## Dataset extract
= = = = =

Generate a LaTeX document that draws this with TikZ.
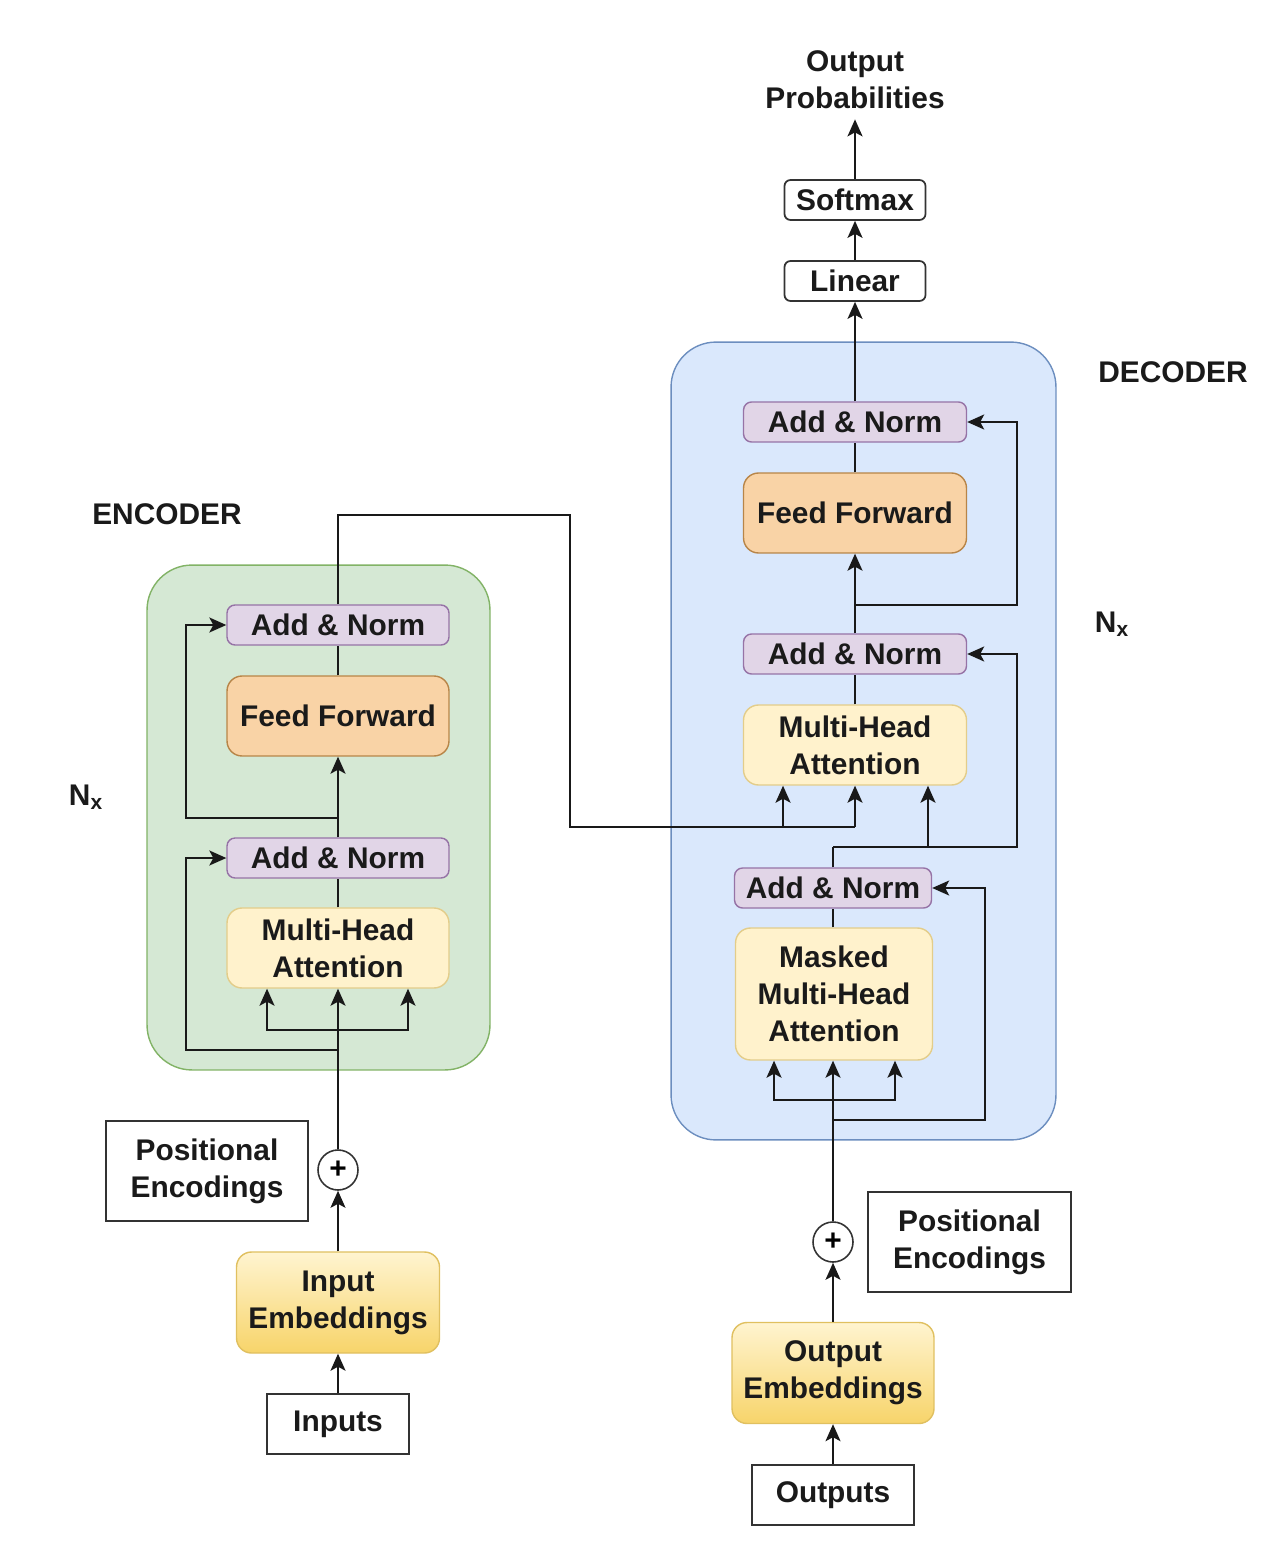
\documentclass[tikz,border=0pt]{standalone}
\usepackage{fontspec}
\setmainfont{Liberation Sans}
\usetikzlibrary{arrows.meta}
\definecolor{encfill}{HTML}{D5E8D4}
\definecolor{encdraw}{HTML}{82B366}
\definecolor{decfill}{HTML}{DAE8FC}
\definecolor{decdraw}{HTML}{6C8EBF}
\definecolor{anfill}{HTML}{E1D5E7}
\definecolor{andraw}{HTML}{9673A6}
\definecolor{fffill}{HTML}{F9D3A6}
\definecolor{ffdraw}{HTML}{B88548}
\definecolor{mhfill}{HTML}{FFF2CC}
\definecolor{mhdraw}{HTML}{E3CD8A}
\definecolor{embtop}{HTML}{FFF4D0}
\definecolor{embbot}{HTML}{F7D46A}
\definecolor{embdraw}{HTML}{E0C060}
\definecolor{txt}{HTML}{1A1A1A}
\tikzset{
  base/.style={font=\fontsize{17}{21}\selectfont\bfseries, text=txt, align=center, inner sep=0pt},
  container/.style={rounded corners=0.9cm, line width=0.8pt},
  addnorm/.style={base, fill=anfill, draw=andraw, line width=0.8pt, rounded corners=0.16cm, minimum height=0.8cm},
  ffbox/.style={base, fill=fffill, draw=ffdraw, line width=0.8pt, rounded corners=0.3cm, minimum height=1.6cm},
  mhbox/.style={base, fill=mhfill, draw=mhdraw, line width=0.8pt, rounded corners=0.3cm},
  embbox/.style={base, top color=embtop, bottom color=embbot, draw=embdraw, line width=0.8pt, rounded corners=0.3cm, minimum height=2.02cm},
  plainbox/.style={base, draw=black!80, line width=1pt, fill=white},
  smallbox/.style={base, draw=black!80, line width=1pt, fill=white, rounded corners=0.12cm, minimum width=2.82cm, minimum height=0.8cm},
  plusnode/.style={circle, draw=black!80, line width=0.9pt, fill=white, minimum size=0.8cm, inner sep=0pt, font=\fontsize{17}{20}\selectfont\bfseries},
  lbl/.style={base},
  conn/.style={draw=black!90, line width=1.1pt},
  arr/.style={conn, -{Stealth[length=0.34cm, width=0.3cm, inset=0.08cm]}},
}
\begin{document}
\begin{tikzpicture}[x=0.02cm, y=-0.02cm]
\fill[white] (0,0) rectangle (1286,1550);
\useasboundingbox (0,0) rectangle (1286,1550);

% containers
\node[container, fill=encfill, draw=encdraw, minimum width=6.86cm, minimum height=10.1cm] (enc) at (318.5,817.5) {};
\node[container, fill=decfill, draw=decdraw, minimum width=7.7cm, minimum height=15.96cm] (dec) at (863.5,741) {};

% labels
\node[lbl] (enclbl) at (167,514) {ENCODER};
\node[lbl] (declbl) at (1173,372) {DECODER};
\node[lbl] (nxe) at (86,797) {N\textsubscript{x}};
\node[lbl] (nxd) at (1112,624) {N\textsubscript{x}};

% encoder
\node[addnorm, minimum width=4.44cm] (ean2) at (338,625) {Add \& Norm};
\node[ffbox, minimum width=4.44cm] (eff) at (338,716) {Feed Forward};
\node[addnorm, minimum width=4.44cm] (ean1) at (338,858) {Add \& Norm};
\node[mhbox, minimum width=4.44cm, minimum height=1.6cm] (emha) at (338,948) {Multi-Head\\Attention};
\node[plainbox, minimum width=4.04cm, minimum height=2.0cm] (pe1) at (207,1171) {Positional\\Encodings};
\node[plusnode] (pluse) at (338,1170) {+};
\node[embbox, minimum width=4.06cm] (inemb) at (338,1302.5) {Input\\Embeddings};
\node[plainbox, minimum width=2.84cm, minimum height=1.2cm] (inputs) at (338,1424) {Inputs};

% decoder
\node[addnorm, minimum width=4.46cm] (dan3) at (855,422) {Add \& Norm};
\node[ffbox, minimum width=4.46cm] (dff) at (855,513) {Feed Forward};
\node[addnorm, minimum width=4.46cm] (dan2) at (855,654) {Add \& Norm};
\node[mhbox, minimum width=4.46cm, minimum height=1.6cm] (dmha) at (855,745) {Multi-Head\\Attention};
\node[addnorm, minimum width=3.94cm] (dan1) at (833,888) {Add \& Norm};
\node[mhbox, minimum width=3.94cm, minimum height=2.64cm] (mmha) at (834,994) {Masked\\Multi-Head\\Attention};
\node[plusnode] (plusd) at (833,1242) {+};
\node[plainbox, minimum width=4.06cm, minimum height=2.0cm] (pe2) at (969.5,1242) {Positional\\Encodings};
\node[embbox, minimum width=4.04cm] (outemb) at (833,1373) {Output\\Embeddings};
\node[plainbox, minimum width=3.24cm, minimum height=1.2cm] (outputs) at (833,1495) {Outputs};

% output head
\node[smallbox] (linear) at (855,281) {Linear};
\node[smallbox] (softmax) at (855,200) {Softmax};
\node[lbl] (outprob) at (855,80) {Output\\Probabilities};

% encoder connectors
\draw[arr] (inputs.north) -- (inemb.south);
\draw[arr] (inemb.north) -- (pluse.south);
\draw[arr] (pluse.north) -- (emha.south);
\coordinate (eb1) at (338,1030);
\draw[arr] (eb1) -| ([xshift=-1.42cm]emha.south);
\draw[arr] (eb1) -| ([xshift=1.40cm]emha.south);
\coordinate (er1) at (338,1050);
\draw[arr] (er1) -| ([xshift=-0.8cm]ean1.west) -- (ean1.west);
\draw[conn] (emha.north) -- (ean1.south);
\draw[arr] (ean1.north) -- (eff.south);
\coordinate (er2) at (338,818);
\draw[arr] (er2) -| ([xshift=-0.8cm]ean2.west) -- (ean2.west);
\draw[conn] (eff.north) -- (ean2.south);
\coordinate (c1) at (570,515);
\coordinate (mem) at (855,827);
\draw[conn] (ean2.north) |- (c1) |- (mem);
\draw[arr] (mem) -- (dmha.south);
\draw[arr] ([xshift=-1.44cm]mem) -- ([xshift=-1.44cm]dmha.south);

% decoder connectors
\draw[arr] (outputs.north) -- (outemb.south);
\draw[arr] (outemb.north) -- (plusd.south);
\draw[arr] (plusd.north) -- (mmha.south -| plusd.north);
\coordinate (db1) at (833,1100);
\draw[arr] (db1) -| ([xshift=-1.2cm]mmha.south);
\draw[arr] (db1) -| ([xshift=1.22cm]mmha.south);
\coordinate (dr1) at (833,1120);
\draw[arr] (dr1) -| ([xshift=1.06cm]dan1.east) -- (dan1.east);
\draw[conn] (mmha.north -| dan1.south) -- (dan1.south);
\coordinate (dr2) at (833,847);
\draw[conn] (dan1.north) -- (dr2);
\draw[arr] (dr2) -| ([xshift=1.0cm]dan2.east) -- (dan2.east);
\draw[arr] ([xshift=1.9cm]dr2) -- ([xshift=1.46cm]dmha.south);
\draw[conn] (dmha.north) -- (dan2.south);
\draw[arr] (dan2.north) -- (dff.south);
\coordinate (dr3) at (855,605);
\draw[arr] (dr3) -| ([xshift=1.0cm]dan3.east) -- (dan3.east);
\draw[conn] (dff.north) -- (dan3.south);
\draw[arr] (dan3.north) -- (linear.south);
\draw[arr] (linear.north) -- (softmax.south);
\draw[arr] (softmax.north) -- ([yshift=-0.2cm]outprob.south);
\end{tikzpicture}
\end{document}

= = = = =

## Your objective
Send back the data above word for word, with the pictures left out.

## Task solution
Generate a LaTeX document that draws this with TikZ.
\documentclass[tikz,border=0pt]{standalone}
\usepackage{fontspec}
\setmainfont{Liberation Sans}
\usetikzlibrary{arrows.meta}
\definecolor{encfill}{HTML}{D5E8D4}
\definecolor{encdraw}{HTML}{82B366}
\definecolor{decfill}{HTML}{DAE8FC}
\definecolor{decdraw}{HTML}{6C8EBF}
\definecolor{anfill}{HTML}{E1D5E7}
\definecolor{andraw}{HTML}{9673A6}
\definecolor{fffill}{HTML}{F9D3A6}
\definecolor{ffdraw}{HTML}{B88548}
\definecolor{mhfill}{HTML}{FFF2CC}
\definecolor{mhdraw}{HTML}{E3CD8A}
\definecolor{embtop}{HTML}{FFF4D0}
\definecolor{embbot}{HTML}{F7D46A}
\definecolor{embdraw}{HTML}{E0C060}
\definecolor{txt}{HTML}{1A1A1A}
\tikzset{
  base/.style={font=\fontsize{17}{21}\selectfont\bfseries, text=txt, align=center, inner sep=0pt},
  container/.style={rounded corners=0.9cm, line width=0.8pt},
  addnorm/.style={base, fill=anfill, draw=andraw, line width=0.8pt, rounded corners=0.16cm, minimum height=0.8cm},
  ffbox/.style={base, fill=fffill, draw=ffdraw, line width=0.8pt, rounded corners=0.3cm, minimum height=1.6cm},
  mhbox/.style={base, fill=mhfill, draw=mhdraw, line width=0.8pt, rounded corners=0.3cm},
  embbox/.style={base, top color=embtop, bottom color=embbot, draw=embdraw, line width=0.8pt, rounded corners=0.3cm, minimum height=2.02cm},
  plainbox/.style={base, draw=black!80, line width=1pt, fill=white},
  smallbox/.style={base, draw=black!80, line width=1pt, fill=white, rounded corners=0.12cm, minimum width=2.82cm, minimum height=0.8cm},
  plusnode/.style={circle, draw=black!80, line width=0.9pt, fill=white, minimum size=0.8cm, inner sep=0pt, font=\fontsize{17}{20}\selectfont\bfseries},
  lbl/.style={base},
  conn/.style={draw=black!90, line width=1.1pt},
  arr/.style={conn, -{Stealth[length=0.34cm, width=0.3cm, inset=0.08cm]}},
}
\begin{document}
\begin{tikzpicture}[x=0.02cm, y=-0.02cm]
\fill[white] (0,0) rectangle (1286,1550);
\useasboundingbox (0,0) rectangle (1286,1550);

% containers
\node[container, fill=encfill, draw=encdraw, minimum width=6.86cm, minimum height=10.1cm] (enc) at (318.5,817.5) {};
\node[container, fill=decfill, draw=decdraw, minimum width=7.7cm, minimum height=15.96cm] (dec) at (863.5,741) {};

% labels
\node[lbl] (enclbl) at (167,514) {ENCODER};
\node[lbl] (declbl) at (1173,372) {DECODER};
\node[lbl] (nxe) at (86,797) {N\textsubscript{x}};
\node[lbl] (nxd) at (1112,624) {N\textsubscript{x}};

% encoder
\node[addnorm, minimum width=4.44cm] (ean2) at (338,625) {Add \& Norm};
\node[ffbox, minimum width=4.44cm] (eff) at (338,716) {Feed Forward};
\node[addnorm, minimum width=4.44cm] (ean1) at (338,858) {Add \& Norm};
\node[mhbox, minimum width=4.44cm, minimum height=1.6cm] (emha) at (338,948) {Multi-Head\\Attention};
\node[plainbox, minimum width=4.04cm, minimum height=2.0cm] (pe1) at (207,1171) {Positional\\Encodings};
\node[plusnode] (pluse) at (338,1170) {+};
\node[embbox, minimum width=4.06cm] (inemb) at (338,1302.5) {Input\\Embeddings};
\node[plainbox, minimum width=2.84cm, minimum height=1.2cm] (inputs) at (338,1424) {Inputs};

% decoder
\node[addnorm, minimum width=4.46cm] (dan3) at (855,422) {Add \& Norm};
\node[ffbox, minimum width=4.46cm] (dff) at (855,513) {Feed Forward};
\node[addnorm, minimum width=4.46cm] (dan2) at (855,654) {Add \& Norm};
\node[mhbox, minimum width=4.46cm, minimum height=1.6cm] (dmha) at (855,745) {Multi-Head\\Attention};
\node[addnorm, minimum width=3.94cm] (dan1) at (833,888) {Add \& Norm};
\node[mhbox, minimum width=3.94cm, minimum height=2.64cm] (mmha) at (834,994) {Masked\\Multi-Head\\Attention};
\node[plusnode] (plusd) at (833,1242) {+};
\node[plainbox, minimum width=4.06cm, minimum height=2.0cm] (pe2) at (969.5,1242) {Positional\\Encodings};
\node[embbox, minimum width=4.04cm] (outemb) at (833,1373) {Output\\Embeddings};
\node[plainbox, minimum width=3.24cm, minimum height=1.2cm] (outputs) at (833,1495) {Outputs};

% output head
\node[smallbox] (linear) at (855,281) {Linear};
\node[smallbox] (softmax) at (855,200) {Softmax};
\node[lbl] (outprob) at (855,80) {Output\\Probabilities};

% encoder connectors
\draw[arr] (inputs.north) -- (inemb.south);
\draw[arr] (inemb.north) -- (pluse.south);
\draw[arr] (pluse.north) -- (emha.south);
\coordinate (eb1) at (338,1030);
\draw[arr] (eb1) -| ([xshift=-1.42cm]emha.south);
\draw[arr] (eb1) -| ([xshift=1.40cm]emha.south);
\coordinate (er1) at (338,1050);
\draw[arr] (er1) -| ([xshift=-0.8cm]ean1.west) -- (ean1.west);
\draw[conn] (emha.north) -- (ean1.south);
\draw[arr] (ean1.north) -- (eff.south);
\coordinate (er2) at (338,818);
\draw[arr] (er2) -| ([xshift=-0.8cm]ean2.west) -- (ean2.west);
\draw[conn] (eff.north) -- (ean2.south);
\coordinate (c1) at (570,515);
\coordinate (mem) at (855,827);
\draw[conn] (ean2.north) |- (c1) |- (mem);
\draw[arr] (mem) -- (dmha.south);
\draw[arr] ([xshift=-1.44cm]mem) -- ([xshift=-1.44cm]dmha.south);

% decoder connectors
\draw[arr] (outputs.north) -- (outemb.south);
\draw[arr] (outemb.north) -- (plusd.south);
\draw[arr] (plusd.north) -- (mmha.south -| plusd.north);
\coordinate (db1) at (833,1100);
\draw[arr] (db1) -| ([xshift=-1.2cm]mmha.south);
\draw[arr] (db1) -| ([xshift=1.22cm]mmha.south);
\coordinate (dr1) at (833,1120);
\draw[arr] (dr1) -| ([xshift=1.06cm]dan1.east) -- (dan1.east);
\draw[conn] (mmha.north -| dan1.south) -- (dan1.south);
\coordinate (dr2) at (833,847);
\draw[conn] (dan1.north) -- (dr2);
\draw[arr] (dr2) -| ([xshift=1.0cm]dan2.east) -- (dan2.east);
\draw[arr] ([xshift=1.9cm]dr2) -- ([xshift=1.46cm]dmha.south);
\draw[conn] (dmha.north) -- (dan2.south);
\draw[arr] (dan2.north) -- (dff.south);
\coordinate (dr3) at (855,605);
\draw[arr] (dr3) -| ([xshift=1.0cm]dan3.east) -- (dan3.east);
\draw[conn] (dff.north) -- (dan3.south);
\draw[arr] (dan3.north) -- (linear.south);
\draw[arr] (linear.north) -- (softmax.south);
\draw[arr] (softmax.north) -- ([yshift=-0.2cm]outprob.south);
\end{tikzpicture}
\end{document}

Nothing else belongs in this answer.